SHORT PROBLEM » Word for word, restate the lines from the start of the data below through the line containing "(t4) at (470,1258)".

═══ RECORDED INFORMATION ═══

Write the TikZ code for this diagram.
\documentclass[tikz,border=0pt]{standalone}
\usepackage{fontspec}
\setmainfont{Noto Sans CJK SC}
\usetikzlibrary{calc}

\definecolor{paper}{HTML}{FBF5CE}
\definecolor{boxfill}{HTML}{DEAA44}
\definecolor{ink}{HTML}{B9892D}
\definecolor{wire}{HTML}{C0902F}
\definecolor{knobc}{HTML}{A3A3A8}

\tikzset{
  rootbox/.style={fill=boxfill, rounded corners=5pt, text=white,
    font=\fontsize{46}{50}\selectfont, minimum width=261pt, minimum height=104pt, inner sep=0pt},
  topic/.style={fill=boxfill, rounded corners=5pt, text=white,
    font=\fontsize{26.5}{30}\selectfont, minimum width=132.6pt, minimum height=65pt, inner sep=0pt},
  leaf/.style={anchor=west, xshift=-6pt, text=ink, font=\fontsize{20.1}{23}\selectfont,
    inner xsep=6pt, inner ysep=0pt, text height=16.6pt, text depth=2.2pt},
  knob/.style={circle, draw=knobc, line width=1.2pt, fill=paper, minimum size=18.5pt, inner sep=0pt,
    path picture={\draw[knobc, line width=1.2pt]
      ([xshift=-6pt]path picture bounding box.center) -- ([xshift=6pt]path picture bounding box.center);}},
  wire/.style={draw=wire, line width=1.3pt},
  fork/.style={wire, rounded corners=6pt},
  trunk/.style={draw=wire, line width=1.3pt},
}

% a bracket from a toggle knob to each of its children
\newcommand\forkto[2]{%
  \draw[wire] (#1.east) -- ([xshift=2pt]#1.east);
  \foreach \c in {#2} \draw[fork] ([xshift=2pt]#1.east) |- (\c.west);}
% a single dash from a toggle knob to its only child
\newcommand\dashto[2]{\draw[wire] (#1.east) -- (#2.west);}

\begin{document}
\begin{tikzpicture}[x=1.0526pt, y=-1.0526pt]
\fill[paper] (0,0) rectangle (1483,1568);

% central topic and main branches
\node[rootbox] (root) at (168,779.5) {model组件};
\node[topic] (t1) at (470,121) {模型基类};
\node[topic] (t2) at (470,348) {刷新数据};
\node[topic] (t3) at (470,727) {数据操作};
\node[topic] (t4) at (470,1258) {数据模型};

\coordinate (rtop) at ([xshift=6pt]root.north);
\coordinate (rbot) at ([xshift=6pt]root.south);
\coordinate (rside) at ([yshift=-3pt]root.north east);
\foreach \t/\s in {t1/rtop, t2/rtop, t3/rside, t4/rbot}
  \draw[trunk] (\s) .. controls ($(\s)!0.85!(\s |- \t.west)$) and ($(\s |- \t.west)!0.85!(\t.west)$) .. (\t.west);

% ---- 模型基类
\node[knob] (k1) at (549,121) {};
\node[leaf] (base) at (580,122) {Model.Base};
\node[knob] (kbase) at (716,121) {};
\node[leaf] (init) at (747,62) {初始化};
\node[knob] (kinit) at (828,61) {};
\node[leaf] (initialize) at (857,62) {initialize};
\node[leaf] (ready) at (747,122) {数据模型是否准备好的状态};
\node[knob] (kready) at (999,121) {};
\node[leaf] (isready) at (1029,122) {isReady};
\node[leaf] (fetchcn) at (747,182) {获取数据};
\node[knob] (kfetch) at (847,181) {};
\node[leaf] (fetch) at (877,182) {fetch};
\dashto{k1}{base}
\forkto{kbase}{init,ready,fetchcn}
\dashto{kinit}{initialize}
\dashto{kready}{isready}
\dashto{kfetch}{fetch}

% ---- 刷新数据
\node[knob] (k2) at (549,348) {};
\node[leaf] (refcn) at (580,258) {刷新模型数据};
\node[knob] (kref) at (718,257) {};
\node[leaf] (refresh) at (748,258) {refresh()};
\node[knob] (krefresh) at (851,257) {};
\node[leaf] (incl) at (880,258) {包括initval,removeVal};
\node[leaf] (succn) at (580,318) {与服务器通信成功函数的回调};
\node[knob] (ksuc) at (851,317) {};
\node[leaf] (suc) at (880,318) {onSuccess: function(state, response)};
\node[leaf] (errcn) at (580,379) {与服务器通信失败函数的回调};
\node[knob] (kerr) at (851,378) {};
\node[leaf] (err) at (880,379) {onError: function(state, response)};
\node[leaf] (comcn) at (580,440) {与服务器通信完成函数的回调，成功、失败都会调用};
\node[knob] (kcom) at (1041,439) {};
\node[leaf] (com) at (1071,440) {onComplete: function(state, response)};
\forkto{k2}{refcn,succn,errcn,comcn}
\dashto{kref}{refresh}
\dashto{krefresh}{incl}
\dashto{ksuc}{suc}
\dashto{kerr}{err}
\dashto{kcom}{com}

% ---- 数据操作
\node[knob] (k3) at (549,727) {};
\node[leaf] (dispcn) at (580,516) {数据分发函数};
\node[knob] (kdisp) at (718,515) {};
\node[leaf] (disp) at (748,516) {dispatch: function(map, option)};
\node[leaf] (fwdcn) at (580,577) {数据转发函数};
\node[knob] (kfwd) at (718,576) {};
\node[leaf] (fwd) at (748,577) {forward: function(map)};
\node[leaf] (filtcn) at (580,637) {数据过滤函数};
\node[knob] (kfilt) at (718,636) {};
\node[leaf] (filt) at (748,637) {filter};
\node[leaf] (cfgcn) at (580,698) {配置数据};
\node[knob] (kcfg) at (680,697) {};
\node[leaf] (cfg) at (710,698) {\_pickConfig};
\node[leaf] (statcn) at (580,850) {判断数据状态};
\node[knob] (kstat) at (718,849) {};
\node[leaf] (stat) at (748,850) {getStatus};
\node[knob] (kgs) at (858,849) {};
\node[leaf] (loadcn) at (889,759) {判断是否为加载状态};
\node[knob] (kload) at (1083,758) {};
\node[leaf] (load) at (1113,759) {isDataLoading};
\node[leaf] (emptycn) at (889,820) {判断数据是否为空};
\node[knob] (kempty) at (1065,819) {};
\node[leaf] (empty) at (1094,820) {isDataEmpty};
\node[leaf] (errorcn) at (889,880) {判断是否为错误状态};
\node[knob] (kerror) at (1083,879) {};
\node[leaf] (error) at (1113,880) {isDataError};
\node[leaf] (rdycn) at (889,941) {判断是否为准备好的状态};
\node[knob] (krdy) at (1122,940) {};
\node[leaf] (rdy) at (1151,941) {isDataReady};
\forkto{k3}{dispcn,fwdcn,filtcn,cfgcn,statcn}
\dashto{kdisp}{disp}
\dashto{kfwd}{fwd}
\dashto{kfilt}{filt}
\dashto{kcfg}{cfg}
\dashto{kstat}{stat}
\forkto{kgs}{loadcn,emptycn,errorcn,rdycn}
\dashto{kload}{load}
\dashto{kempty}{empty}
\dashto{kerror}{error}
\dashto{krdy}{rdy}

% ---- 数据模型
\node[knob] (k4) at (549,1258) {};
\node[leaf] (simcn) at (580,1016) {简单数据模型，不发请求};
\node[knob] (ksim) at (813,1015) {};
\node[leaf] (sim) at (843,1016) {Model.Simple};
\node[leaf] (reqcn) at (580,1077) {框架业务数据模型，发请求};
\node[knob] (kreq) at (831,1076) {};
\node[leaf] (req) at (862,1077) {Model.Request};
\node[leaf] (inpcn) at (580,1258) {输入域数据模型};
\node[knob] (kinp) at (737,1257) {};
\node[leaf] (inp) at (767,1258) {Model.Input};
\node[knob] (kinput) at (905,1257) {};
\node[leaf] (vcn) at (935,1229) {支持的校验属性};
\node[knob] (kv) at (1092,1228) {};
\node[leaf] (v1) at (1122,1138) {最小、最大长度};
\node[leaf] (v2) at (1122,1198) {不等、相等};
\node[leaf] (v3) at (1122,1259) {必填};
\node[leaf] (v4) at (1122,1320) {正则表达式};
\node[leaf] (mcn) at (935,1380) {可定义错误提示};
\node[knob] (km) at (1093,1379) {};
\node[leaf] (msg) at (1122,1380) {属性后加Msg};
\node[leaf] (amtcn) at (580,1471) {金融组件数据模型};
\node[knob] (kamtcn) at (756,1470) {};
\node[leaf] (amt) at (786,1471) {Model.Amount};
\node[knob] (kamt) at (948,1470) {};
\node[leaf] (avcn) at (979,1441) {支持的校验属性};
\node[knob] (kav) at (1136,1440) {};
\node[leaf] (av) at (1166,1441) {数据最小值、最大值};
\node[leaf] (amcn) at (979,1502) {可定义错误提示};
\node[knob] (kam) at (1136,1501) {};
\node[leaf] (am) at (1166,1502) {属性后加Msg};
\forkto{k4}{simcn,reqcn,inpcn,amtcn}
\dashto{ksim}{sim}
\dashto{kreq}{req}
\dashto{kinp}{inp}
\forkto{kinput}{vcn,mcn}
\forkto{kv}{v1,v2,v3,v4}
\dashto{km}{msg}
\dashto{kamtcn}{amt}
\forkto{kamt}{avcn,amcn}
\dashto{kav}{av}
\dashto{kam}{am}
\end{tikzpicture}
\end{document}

═══

IN RESPONSE »
Write the TikZ code for this diagram.
\documentclass[tikz,border=0pt]{standalone}
\usepackage{fontspec}
\setmainfont{Noto Sans CJK SC}
\usetikzlibrary{calc}

\definecolor{paper}{HTML}{FBF5CE}
\definecolor{boxfill}{HTML}{DEAA44}
\definecolor{ink}{HTML}{B9892D}
\definecolor{wire}{HTML}{C0902F}
\definecolor{knobc}{HTML}{A3A3A8}

\tikzset{
  rootbox/.style={fill=boxfill, rounded corners=5pt, text=white,
    font=\fontsize{46}{50}\selectfont, minimum width=261pt, minimum height=104pt, inner sep=0pt},
  topic/.style={fill=boxfill, rounded corners=5pt, text=white,
    font=\fontsize{26.5}{30}\selectfont, minimum width=132.6pt, minimum height=65pt, inner sep=0pt},
  leaf/.style={anchor=west, xshift=-6pt, text=ink, font=\fontsize{20.1}{23}\selectfont,
    inner xsep=6pt, inner ysep=0pt, text height=16.6pt, text depth=2.2pt},
  knob/.style={circle, draw=knobc, line width=1.2pt, fill=paper, minimum size=18.5pt, inner sep=0pt,
    path picture={\draw[knobc, line width=1.2pt]
      ([xshift=-6pt]path picture bounding box.center) -- ([xshift=6pt]path picture bounding box.center);}},
  wire/.style={draw=wire, line width=1.3pt},
  fork/.style={wire, rounded corners=6pt},
  trunk/.style={draw=wire, line width=1.3pt},
}

% a bracket from a toggle knob to each of its children
\newcommand\forkto[2]{%
  \draw[wire] (#1.east) -- ([xshift=2pt]#1.east);
  \foreach \c in {#2} \draw[fork] ([xshift=2pt]#1.east) |- (\c.west);}
% a single dash from a toggle knob to its only child
\newcommand\dashto[2]{\draw[wire] (#1.east) -- (#2.west);}

\begin{document}
\begin{tikzpicture}[x=1.0526pt, y=-1.0526pt]
\fill[paper] (0,0) rectangle (1483,1568);

% central topic and main branches
\node[rootbox] (root) at (168,779.5) {model组件};
\node[topic] (t1) at (470,121) {模型基类};
\node[topic] (t2) at (470,348) {刷新数据};
\node[topic] (t3) at (470,727) {数据操作};
\node[topic] (t4) at (470,1258) {数据模型};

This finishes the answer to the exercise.